Universities are in urgent need of nationally agreed guidelines for the import and export of students, speakers at an international education conference said this week.

The British Council has called for a national admissions policy amid concerns that admissions tutors are favouring high-fee paying foreign applicants over home students. The call comes alongside proposals to give UK students more incentives to study abroad in an effort to maintain the country's position in the lucrative overseas recruitment market.

Piera Gerrard, deputy marketing director for the British Council, said institutions that tinkered with entry criteria for overseas students or packed foreign students of one nationality on a degree course invited problems.

She said: "Institutions are not supposed to set quotas for the admission of any type of student. They need to take a fresh look at their admissions policies - and we need a national policy."

Ms Gerrard spoke at the annual conference of Ukcosa, the universities advisory body for international students, held at Reading University.

A Sunday Times article published last weekend says that a number of university courses favour foreign students by setting them lower A-level standards than home applicants.

Steven Schwartz, vice-chancellor of Brunel University and chairman of the national inquiry into university admissions, told the conference of his fear that countries that supply British institutions with most of their foreign students could soon demand a supply of UK students in return.

Institutions might need to invest in study scholarships abroad, and to provide more foreign-language teaching to meet this demand, he said. "We must turn the one-way traffic into a true alliance."

The discussion came as the Department for Education and Skills and the Home Office began a consultation on plans to set up a register of institutions offering places to overseas candidates to help stamp out bogus providers and students.

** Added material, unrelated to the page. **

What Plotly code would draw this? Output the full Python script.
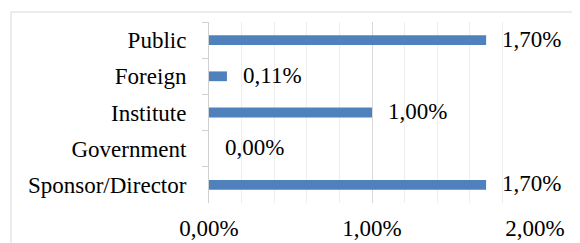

At the Centre for Reform this week, Ivor Crewe, president of Universities UK, said universities were not discriminating against UK students, arguing that numbers of UK undergraduates are in effect fixed by the funding councils.

"Universities are not accepting less well qualified overseas students for places that would otherwise be available to UK students," he said. "They are expanding the number of places in the university to admit overseas students, whose fee income is critical to the financial future of the university."